Among the robo advisers, Betterment has the international-stock exposure that most closely matches the global market, 50% of its equity allocation. Betterment also puts 8.2% of its equity allocation into emerging markets, close to the emerging-markets share of the MSCI All Country World Index. On the bond side, Betterment had 45% of its allocation in international bonds—the highest of all the portfolios we examined.
Betterment says that it does offer more international exposure than the average do-it-yourself investor. It also encourages active bets in small-cap stocks and so-called value stocks that trade with lower price/earnings and price/book ratios.
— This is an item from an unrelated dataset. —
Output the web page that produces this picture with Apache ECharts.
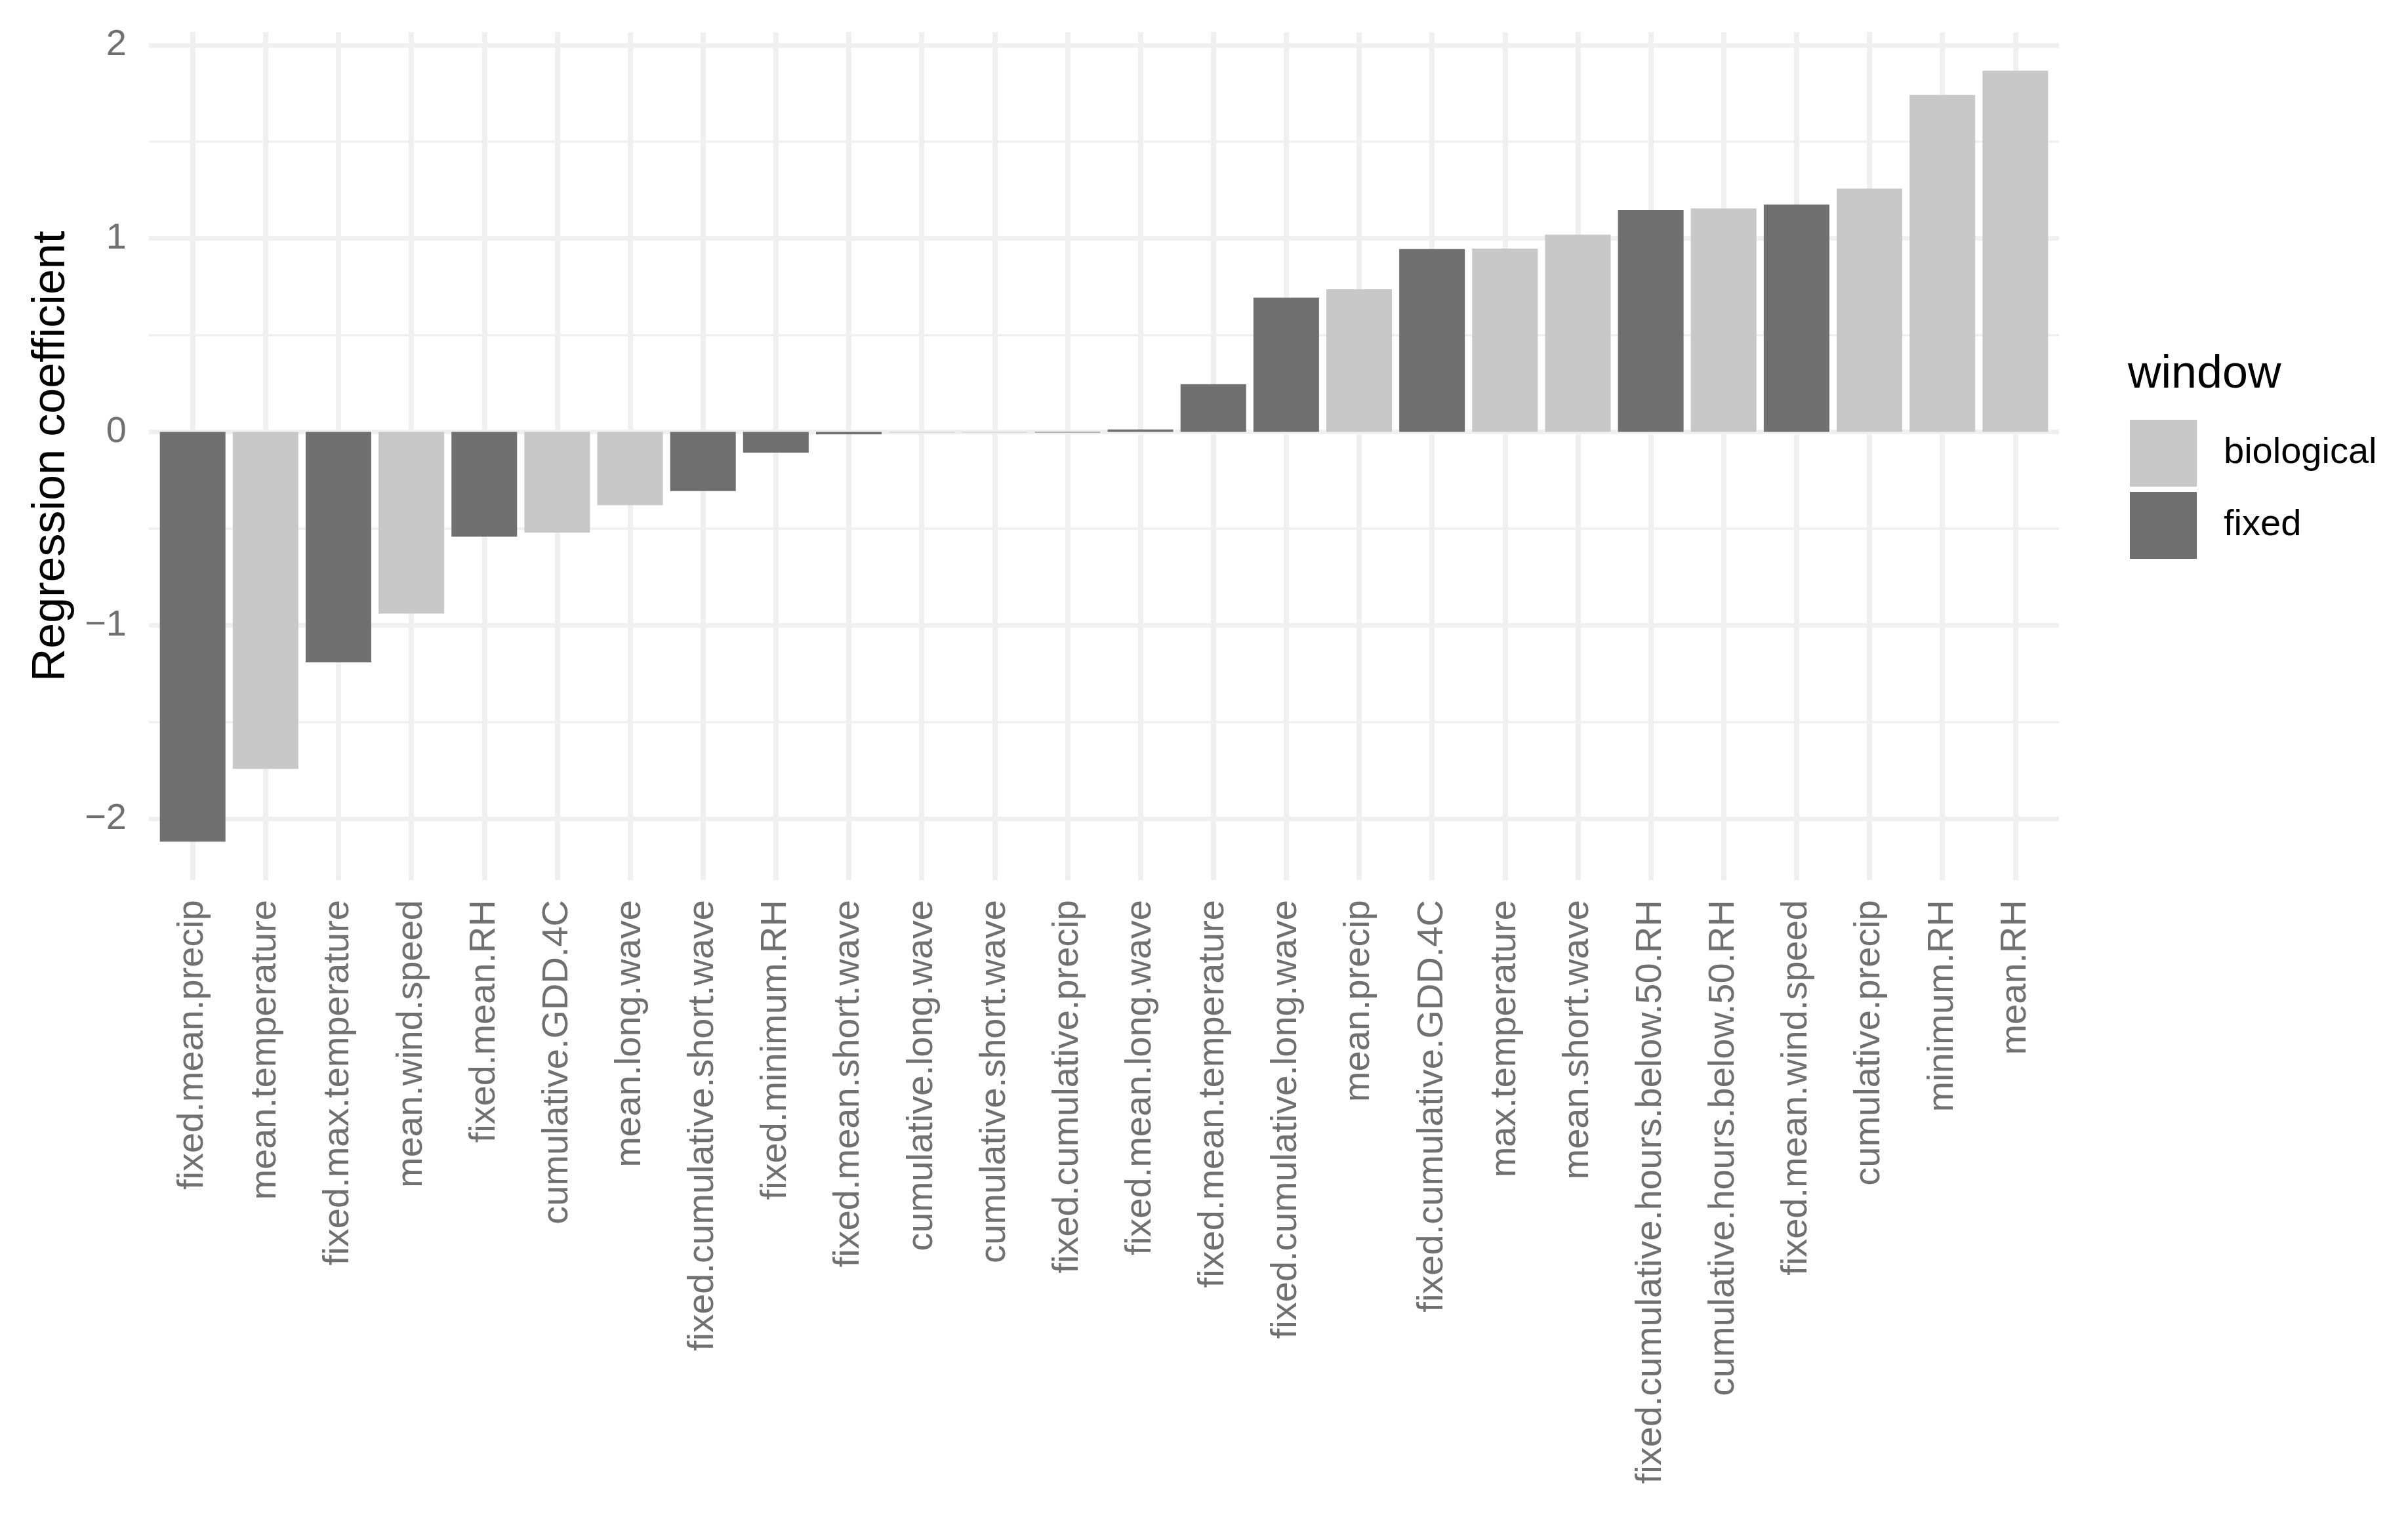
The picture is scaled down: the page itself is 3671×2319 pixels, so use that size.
<!DOCTYPE html>
<html>
<head>
<meta charset="utf-8">
<script src="https://cdn.jsdelivr.net/npm/echarts@6/dist/echarts.min.js"></script>
<style>
  html, body { margin: 0; padding: 0; background: #ffffff; }
  #chart { width: 3671px; height: 2319px; }
</style>
</head>
<body>
<div id="chart"></div>
<script>
const categories = [
  'fixed.mean.precip', 'mean.temperature', 'fixed.max.temperature', 'mean.wind.speed',
  'fixed.mean.RH', 'cumulative.GDD.4C', 'mean.long.wave', 'fixed.cumulative.short.wave',
  'fixed.minimum.RH', 'fixed.mean.short.wave', 'cumulative.long.wave', 'cumulative.short.wave',
  'fixed.cumulative.precip', 'fixed.mean.long.wave', 'fixed.mean.temperature',
  'fixed.cumulative.long.wave', 'mean.precip', 'fixed.cumulative.GDD.4C', 'max.temperature',
  'mean.short.wave', 'fixed.cumulative.hours.below.50.RH', 'cumulative.hours.below.50.RH',
  'fixed.mean.wind.speed', 'cumulative.precip', 'minimum.RH', 'mean.RH'
];
const coefficients = [
  -2.119, -1.742, -1.191, -0.939,
  -0.542, -0.521, -0.379, -0.306,
  -0.108, -0.013, -0.003, -0.003,
  -0.003, 0.013, 0.247,
  0.694, 0.738, 0.945, 0.948,
  1.020, 1.148, 1.156,
  1.176, 1.258, 1.742, 1.868
];
const windows = [
  'fixed', 'biological', 'fixed', 'biological',
  'fixed', 'biological', 'biological', 'fixed',
  'fixed', 'fixed', 'biological', 'biological',
  'fixed', 'fixed', 'fixed',
  'fixed', 'biological', 'fixed', 'biological',
  'biological', 'fixed', 'biological',
  'fixed', 'biological', 'biological', 'biological'
];
const windowLevels = ['biological', 'fixed'];
const yMajorTicks = [-2, -1, 0, 1, 2];
const yMinorTicks = [-1.5, -0.5, 0.5, 1.5];

const windowColors = { biological: '#c8c8c8', fixed: '#707070' };
const gridColor = '#f0f0f0';
const labelColor = '#707070';
const fontFamily = '"Liberation Sans", Arial, Helvetica, sans-serif';

// ggplot-style expansion of the continuous y scale (5% each side)
const dataMin = Math.min(...coefficients);
const dataMax = Math.max(...coefficients);
const pad = (dataMax - dataMin) * 0.05;

const categoryIndex = categories.map((_, i) => i);

const barSeries = windowLevels.map(level => ({
  type: 'bar',
  name: level,
  z: 5,
  barWidth: '90%',
  barGap: '-100%',
  itemStyle: { color: windowColors[level] },
  animation: false,
  data: categoryIndex.filter(i => windows[i] === level).map(i => [i, coefficients[i]])
}));

const gridLines = []
  .concat(categoryIndex.map(i => ({ xAxis: i, lineStyle: { color: gridColor, width: 8, type: 'solid' } })))
  .concat(yMinorTicks.map(v => ({ yAxis: v, lineStyle: { color: gridColor, width: 3.5, type: 'solid' } })))
  .concat(yMajorTicks.map(v => ({ yAxis: v, lineStyle: { color: gridColor, width: 7, type: 'solid' } })));

const chart = echarts.init(document.getElementById('chart'), null, { renderer: 'canvas' });
chart.setOption({
  backgroundColor: '#ffffff',
  animation: false,
  textStyle: { fontFamily: fontFamily },
  title: {
    text: 'window',
    left: 3244,
    top: 537,
    padding: 0,
    textStyle: { fontFamily: fontFamily, fontSize: 70, fontWeight: 'normal', color: '#000000' }
  },
  legend: {
    data: windowLevels,
    orient: 'vertical',
    left: 3247,
    top: 640,
    padding: 0,
    itemWidth: 102,
    itemHeight: 102,
    itemGap: 8,
    icon: 'rect',
    selectedMode: false,
    textStyle: { fontFamily: fontFamily, fontSize: 56, color: '#000000', padding: [0, 0, 0, 36] }
  },
  grid: { left: 227, right: 532, top: 49, bottom: 977, containLabel: false },
  xAxis: {
    type: 'value',
    min: -0.6,
    max: 25.6,
    axisLine: { show: false },
    axisTick: { show: false },
    splitLine: { show: false },
    axisLabel: {
      customValues: categoryIndex,
      formatter: v => categories[Math.round(v)],
      rotate: 90,
      margin: 30,
      fontSize: 56,
      color: labelColor,
      fontFamily: fontFamily,
      hideOverlap: false
    }
  },
  yAxis: {
    type: 'value',
    min: +(dataMin - pad).toFixed(3),
    max: +(dataMax + pad).toFixed(3),
    name: 'Regression coefficient',
    nameLocation: 'middle',
    nameGap: 113,
    nameTextStyle: { fontFamily: fontFamily, fontSize: 70, color: '#000000' },
    axisLine: { show: false },
    axisTick: { show: false },
    splitLine: { show: false },
    axisLabel: {
      customValues: yMajorTicks,
      formatter: v => (v < 0 ? '\u2212' + Math.abs(v) : String(v)),
      margin: 34,
      fontSize: 56,
      color: labelColor,
      fontFamily: fontFamily
    }
  },
  series: [
    {
      type: 'line',
      name: 'gridlines',
      data: [],
      silent: true,
      z: 0,
      markLine: {
        silent: true,
        z: 1,
        symbol: ['none', 'none'],
        animation: false,
        label: { show: false },
        emphasis: { disabled: true },
        data: gridLines
      }
    }
  ].concat(barSeries)
});
</script>
</body>
</html>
With regard to bonds, the firm has less international exposure than the global market would dictate because of the currency risk.
Wealthfront has the second-highest foreign-bond exposure, 38% of its debt allocation. It’s also noteworthy that all of Wealthfront’s allocation to foreign bonds is in emerging-markets bonds via the J.P. Morgan USD EM Bond ETF, which owns bonds denominated in U.S. dollars and doesn’t impose currency risk on its shareholders. That’s clearly an active bet on emerging-markets debt.
Real-estate holdings
The Wealthfront portfolio also stands out by having 17.7% of its stock allocation in emerging markets—the highest in our survey—and 13% of its assets in real-estate investment trusts, which are roughly 3.5% of the global stock market. The Vanguard portfolio and the Betterment offering had no extra REIT exposure beyond what broad equity-index funds provide. The only other portfolio in our survey with dedicated REIT exposure (a more-modest 5%) was an offering from Charles Schwab ’s SCHW -2.11% Schwab Intelligent Portfolios.
Schwab had 44% of its equity holdings in international stocks, and 9.3% in emerging markets, the second-highest allocation among the portfolios we examined. In terms of debt, the Schwab offering had nearly 28% of its bondholdings overseas, with more than 10% in emerging-markets debt—both figures roughly the same as the Vanguard portfolio.
Finally, the Schwab portfolio was unique in our group for having 5% of its portfolio in commodities—precious metals, specifically—and 12% of its portfolio in cash.
Typically, only investors with a value bent, who suspect both stocks and bonds are overpriced, are holding cash. If the markets continue to rally, the Schwab portfolios could lag behind. Of course, if markets decline, Schwab’s offerings could outperform their competitors.
A Schwab spokesperson says that asset allocation requires more than simply following the percentages of various investments in the global market: It involves understanding the risk and return of each asset class and how their price movements correlate. Each portfolio must then be optimized for different investors’ preferences and goals.
All of this means hiring a robo adviser isn’t as simple an investment solution as some might think. Even low-cost indexing can mean portfolios different enough that they need some investigation.